Construction of the Stratford Gas Turbine Plant, a 200 MW power station, was completed on what is now the Stratford Power Station site in June 1976.[1] It comprised four 50 MW units, each a Pratt and Whitney TwinPak of two FT4 gas turbines. The FT4 engine is the stationary version of the Pratt & Whitney JT4 aircraft engine. The plant was fired on natural gas, and the units were in open cycle configuration. The FT4 units were owned and operated (in turn) by NZED, NZE, ECNZ and Contact Energy. The four 50 MW units were decommissioned and removed in 2001, and used in the construction of the Valley Power Peaking Facility in Australia.
In 1993, the Environment Minister Simon Upton established a board of inquiry under the Resource Management Act to hear the application for a resource consent for Electricity Corporation of New Zealand's (ECNZ) proposed 400 megawatt Stratford power station in Taranaki.[2] The scheme was known as the Taranaki Combined Cycle (TCC) project.
In February 1995, the board of inquiry concluded that the station's operation would significantly increase New Zealand's emissions of carbon dioxide and make it more difficult for the Government to meet its obligation to reduce the emission of greenhouse gases to their 1990 levels as committed to under the United Nations Framework Convention on Climate Change. The board of inquiry recommended that ECNZ must establish a carbon sink "sufficient to eventually store in perpetuity the equivalent quantity of carbon emitted from the site over the term of the permit".[3]

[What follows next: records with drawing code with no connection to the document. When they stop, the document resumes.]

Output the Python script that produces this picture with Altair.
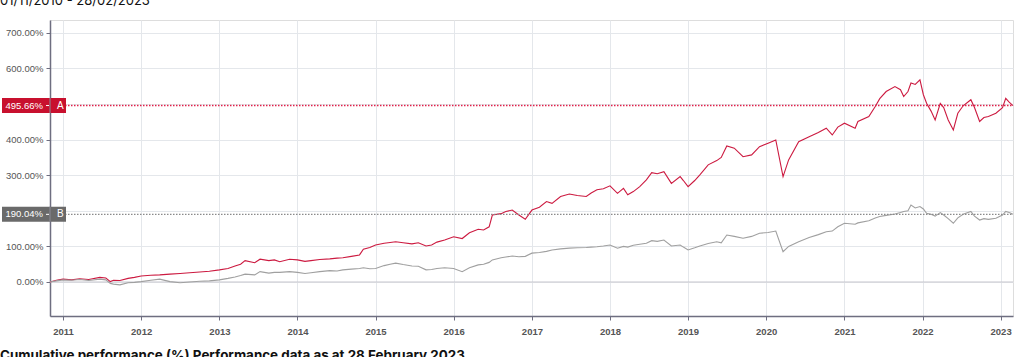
import altair as alt
import pandas as pd

dates = [
    "2010-11-01", "2010-12-01", "2011-01-01", "2011-02-10", "2011-03-20", "2011-05-01", "2011-06-22",
    "2011-07-20", "2011-08-10", "2011-08-25", "2011-09-24", "2011-11-01", "2011-12-01", "2012-01-01",
    "2012-02-15", "2012-03-28", "2012-05-15", "2012-07-01", "2012-08-15", "2012-10-01", "2012-11-15",
    "2013-01-01", "2013-02-10", "2013-03-15", "2013-04-10", "2013-05-01", "2013-06-15", "2013-07-10",
    "2013-08-20", "2013-09-15", "2013-10-10", "2013-11-25", "2014-01-01", "2014-02-05", "2014-03-05",
    "2014-04-15", "2014-06-01", "2014-07-05", "2014-08-01", "2014-09-10", "2014-10-18", "2014-11-05",
    "2014-12-05", "2015-01-01", "2015-02-10", "2015-03-10", "2015-04-05", "2015-05-10", "2015-06-20",
    "2015-07-20", "2015-08-25", "2015-09-20", "2015-10-15", "2015-11-20", "2016-01-01", "2016-02-10",
    "2016-03-15", "2016-04-25", "2016-05-20", "2016-06-15", "2016-06-30", "2016-08-10", "2016-09-01",
    "2016-10-01", "2016-11-01", "2016-12-01", "2017-01-01", "2017-02-05", "2017-03-10", "2017-04-05",
    "2017-05-15", "2017-06-25", "2017-08-01", "2017-09-12", "2017-10-05", "2017-11-01", "2017-12-01",
    "2018-01-01", "2018-02-05", "2018-03-05", "2018-03-25", "2018-04-20", "2018-05-20", "2018-06-20",
    "2018-07-15", "2018-08-10", "2018-09-10", "2018-10-15", "2018-11-25", "2018-12-10", "2019-01-01",
    "2019-02-01", "2019-02-25", "2019-04-05", "2019-05-15", "2019-06-05", "2019-07-01", "2019-08-05",
    "2019-09-15", "2019-10-25", "2019-12-01", "2020-01-10", "2020-02-15", "2020-03-20", "2020-04-15",
    "2020-06-01", "2020-07-20", "2020-09-01", "2020-10-08", "2020-11-05", "2020-12-01", "2021-01-01",
    "2021-02-20", "2021-03-05", "2021-04-25", "2021-05-25", "2021-06-15", "2021-07-15", "2021-08-25",
    "2021-09-20", "2021-10-05", "2021-10-25", "2021-11-08", "2021-11-28", "2021-12-20", "2022-01-05",
    "2022-01-20", "2022-02-10", "2022-03-01", "2022-03-25", "2022-04-10", "2022-05-01", "2022-05-25",
    "2022-06-15", "2022-07-10", "2022-08-15", "2022-09-01", "2022-09-25", "2022-10-15", "2022-11-05",
    "2022-12-10", "2023-01-10", "2023-01-25", "2023-02-10", "2023-02-28",
]
series_a = [
    0, 5, 8, 6, 9, 7, 13,
    11, 1, 5, 4, 10, 13, 17,
    19, 20, 22, 24, 26, 28, 30,
    34, 38, 45, 50, 60, 54, 64,
    60, 62, 57, 64, 62, 58, 60,
    63, 65, 67, 68, 72, 76, 92,
    97, 104, 109, 111, 113, 110, 107,
    110, 101, 104, 112, 118, 127, 122,
    138, 148, 146, 155, 188, 192, 198,
    202, 188, 176, 202, 210, 226, 221,
    240, 247, 243, 240, 250, 259, 262,
    270, 249, 263, 245, 254, 268, 287,
    307, 304, 310, 277, 296, 285, 268,
    285, 301, 329, 341, 350, 382, 376,
    352, 357, 380, 390, 399, 296, 343,
    394, 408, 420, 432, 413, 435, 446,
    432, 451, 465, 493, 515, 535, 549,
    540, 521, 535, 559, 555, 568, 526,
    502, 480, 455, 502, 490, 455, 427,
    474, 495, 512, 490, 451, 462, 465,
    474, 490, 516, 505, 495.66,
]
series_b = [
    0, 3, 6, 5, 7, 4, 8,
    6, -4, -6, -8, -2, -1, 1,
    5, 8, 1, -2, 0, 2, 3,
    6, 10, 14, 18, 22, 20, 29,
    25, 27, 27, 29, 27, 24, 26,
    29, 32, 31, 34, 36, 38, 40,
    37, 38, 46, 50, 53, 49, 45,
    44, 34, 35, 38, 40, 38, 29,
    40, 48, 50, 55, 62, 68, 70,
    73, 71, 72, 81, 83, 86, 90,
    93, 95, 96, 97, 98, 99, 101,
    104, 95, 100, 98, 103, 106, 109,
    116, 114, 118, 101, 104, 98, 90,
    96, 101, 108, 113, 110, 132, 128,
    123, 128, 137, 139, 143, 85, 100,
    113, 125, 133, 141, 143, 155, 165,
    162, 166, 172, 180, 184, 187, 191,
    195, 198, 200, 216, 208, 212, 205,
    193, 190, 185, 195, 188, 178, 165,
    180, 190, 198, 185, 174, 178, 176,
    179, 188, 198, 195, 190.04,
]
names = ["A", "B"]
finals = [495.66, 190.04]
label_texts = ["495.66%", "190.04%"]
y_ticks = [0, 100, 200, 300, 400, 500, 600, 700]
hidden_ticks = [200, 500]
title_top = "01/11/2010 - 28/02/2023"
title_bottom = "Cumulative performance (%) Performance data as at 28 February 2023"

line_colors = ["#cc1a40", "#a0a0a0"]
box_colors = ["#c8102e", "#6a6a6a"]
dot_colors = ["#e0204a", "#8a8a8a"]

rows = []
for d, a, b in zip(dates, series_a, series_b):
    rows.append({"date": d, "value": a, "series": "A"})
    rows.append({"date": d, "value": b, "series": "B"})
df = pd.DataFrame(rows)
lab = pd.DataFrame({"series": names, "value": finals, "label": label_texts})

xscale = alt.Scale(domain=["2010-11-01", "2023-02-28"])
yscale = alt.Scale(domain=[-95.6, 736], nice=False, zero=False)

hide_expr = " || ".join(f"datum.value == {v}" for v in hidden_ticks)

x_enc = alt.X("date:T", scale=xscale, title=None,
              axis=alt.Axis(tickCount={"interval": "year", "step": 1}, format="%Y",
                            grid=True, gridColor="#e4e7eb", gridWidth=1,
                            domainColor="#6e6e80", domainWidth=1.5,
                            tickColor="#6e6e80", tickSize=4,
                            labelFont="Liberation Sans", labelFontSize=9.5, labelFontWeight="bold",
                            labelColor="#555555", labelPadding=6))
y_enc = alt.Y("value:Q", scale=yscale, title=None,
              axis=alt.Axis(values=y_ticks,
                            labelExpr=f"({hide_expr}) ? '' : format(datum.value, '.2f') + '%'",
                            grid=True, gridColor="#e4e7eb", gridWidth=1,
                            domainColor="#6e6e80", domainWidth=1.5,
                            tickColor="#6e6e80", tickSize=4,
                            labelFont="Liberation Sans", labelFontSize=9.5,
                            labelColor="#555555", labelPadding=3))

lines = alt.Chart(df).mark_line(strokeWidth=1.1).encode(
    x=x_enc, y=y_enc,
    color=alt.Color("series:N", scale=alt.Scale(domain=names, range=line_colors), legend=None),
)

zero = alt.Chart(pd.DataFrame({"v": [0]})).mark_rule(color="#c9c9d0", strokeWidth=1).encode(
    y=alt.Y("v:Q", scale=yscale), x=alt.value(0), x2=alt.value(963))

dot_a = alt.Chart(lab).transform_filter("datum.series == 'A'").mark_rule(
    strokeWidth=1.4, strokeDash=[1.5, 1.5], color=dot_colors[0]).encode(
    y=alt.Y("value:Q", scale=yscale), x=alt.value(0), x2=alt.value(963))
dot_b = alt.Chart(lab).transform_filter("datum.series == 'B'").mark_rule(
    strokeWidth=1.2, strokeDash=[1.5, 1.5], color=dot_colors[1]).encode(
    y=alt.Y("value:Q", scale=yscale), x=alt.value(0), x2=alt.value(963))

box_a = alt.Chart(lab).transform_filter("datum.series == 'A'").mark_rule(
    strokeWidth=15, strokeCap="butt", color=box_colors[0]).encode(
    y=alt.Y("value:Q", scale=yscale), x=alt.value(-48), x2=alt.value(16))
box_b = alt.Chart(lab).transform_filter("datum.series == 'B'").mark_rule(
    strokeWidth=15, strokeCap="butt", color=box_colors[1]).encode(
    y=alt.Y("value:Q", scale=yscale), x=alt.value(-48), x2=alt.value(16))

box_text = alt.Chart(lab).mark_text(align="right", baseline="middle", color="white",
                                    font="Liberation Sans", fontSize=9.5).encode(
    y=alt.Y("value:Q", scale=yscale), x=alt.value(-7), text="label:N")

box_tick = alt.Chart(lab).mark_rule(color="white", strokeWidth=1).encode(
    y=alt.Y("value:Q", scale=yscale), x=alt.value(-4), x2=alt.value(-1))

box_div = alt.Chart(lab).mark_tick(color="#8a8a96", thickness=1.5, size=15,
                                   orient="vertical").encode(
    y=alt.Y("value:Q", scale=yscale), x=alt.value(0))

box_name = alt.Chart(lab).mark_text(align="left", baseline="middle", color="white",
                                    font="Liberation Sans", fontSize=10).encode(
    y=alt.Y("value:Q", scale=yscale), x=alt.value(7), text="series:N")

top_title = alt.Chart(pd.DataFrame({"t": [title_top]})).mark_text(
    align="left", baseline="alphabetic", font="Inter", fontSize=13, color="#111111").encode(
    x=alt.value(-50), y=alt.value(-15), text="t:N")

bottom_title = alt.Chart(pd.DataFrame({"t": [title_bottom]})).mark_text(
    align="left", baseline="top", font="Inter", fontSize=13.4, fontWeight="bold",
    color="#111111").encode(
    x=alt.value(-50), y=alt.value(329), text="t:N")

chart = alt.layer(zero, lines, dot_a, dot_b, box_a, box_b, box_div, box_tick, box_text,
                  box_name, top_title, bottom_title).properties(
    width=963, height=296,
    autosize=alt.AutoSizeParams(type="none"),
    padding={"left": 50, "top": 20, "right": 11, "bottom": 41},
).configure_view(stroke=None).configure(background="white")

chart.save("out.html", embed_options={"renderer": "svg", "actions": False})
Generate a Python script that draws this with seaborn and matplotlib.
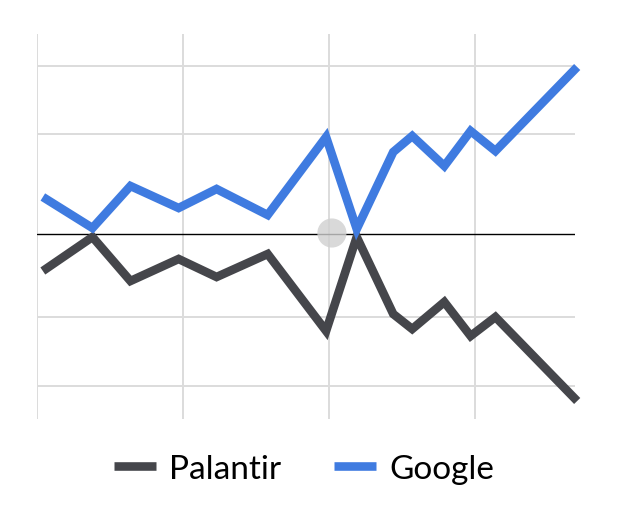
import numpy as np
import pandas as pd
import seaborn as sns
import matplotlib.pyplot as plt

# data (x: gridline spacing = 1, y: zero at the black line)
x_pos = [0.04, 0.38, 0.64, 0.97, 1.23, 1.58, 1.98, 2.19, 2.44, 2.57, 2.79, 2.97, 3.14, 3.70]
google = [37, 6, 48, 26, 45, 19, 97, 5, 82, 98, 68, 103, 83, 167]
palantir = [-37, -3, -47, -25, -43, -20, -97, -3, -80, -95, -68, -102, -83, -167]
series_names = ["Palantir", "Google"]
colors = {"Palantir": "#45464b", "Google": "#3f7be0"}
x_grid = [0, 1, 2, 3]
y_grid = [168, 100, -83, -152]
cursor = (2.02, 1)

df = pd.concat([
    pd.DataFrame({"x": x_pos, "value": palantir, "company": "Palantir"}),
    pd.DataFrame({"x": x_pos, "value": google, "company": "Google"}),
])

sns.set_style("white")
plt.rcParams['font.family'] = ['Lato', 'DejaVu Sans']

fig = plt.figure(figsize=(6.35, 5.1), dpi=100)
ax = fig.add_axes([37/635, 1-420/510, 538/635, 385/510])

for gx in x_grid:
    ax.axvline(gx, color="#dcdcdc", lw=1.4, zorder=0)
for gy in y_grid:
    ax.axhline(gy, color="#dcdcdc", lw=1.4, zorder=0)
ax.axhline(0, color="black", lw=1.0, zorder=1)

sns.lineplot(data=df, x="x", y="value", hue="company", hue_order=series_names,
             palette=colors, lw=6.2, ax=ax, legend=False, zorder=3, clip_on=False,
             solid_joinstyle="miter", solid_capstyle="butt")

ax.scatter([cursor[0]], [cursor[1]], s=440, color="#d0d0d0", alpha=0.8,
           edgecolor="none", zorder=2)

ax.set_xlim(0, 3.685)
ax.set_ylim(-185, 200)
ax.set_xticks([])
ax.set_yticks([])
ax.set_xlabel("")
ax.set_ylabel("")
sns.despine(ax=ax, left=True, bottom=True)

handles = [plt.Line2D([], [], color=colors[n], lw=6.2, solid_capstyle="butt")
           for n in series_names]
fig.legend(handles, series_names, loc="center", bbox_to_anchor=(304/635, 1-470/510),
           ncol=2, frameon=False, fontsize=24, handlelength=1.25,
           handletextpad=0.4, columnspacing=1.6, labelcolor="black")

fig.savefig("out.png", dpi=100, facecolor="white")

In March 1995, Upton approved the expansion of the station to 400-megawatts on the condition that forests were planted to create a carbon sink or the effect of emissions was reduced by greater efficiency elsewhere.[4]
In June 2003, a hearing committee of the Taranaki Regional Council granted an application to delete the consent conditions requiring mitigation of carbon dioxide emissions.[5]
The Taranaki Combined Cycle (TCC) power station consists of one 377 MW combined cycle unit, based on a GT26 gas turbine in single shaft configuration. Cooling is by a mechanical draft cooling tower, using water from the Pātea River. Fletcher Construction started construction in 1996 and it was commissioned in 1998.[6] It was purchased by Contact Energy in 2003.
The 200 MW Stratford Peaker plant was built on the site in 2009–2010. It comprises two LMS100 gas turbine units in open cycle configuration,[7] and is used as a peaking power plant, to complement hydro and wind generation. It was officially opened by Prime Minister John Key on 31 May 2011.[8]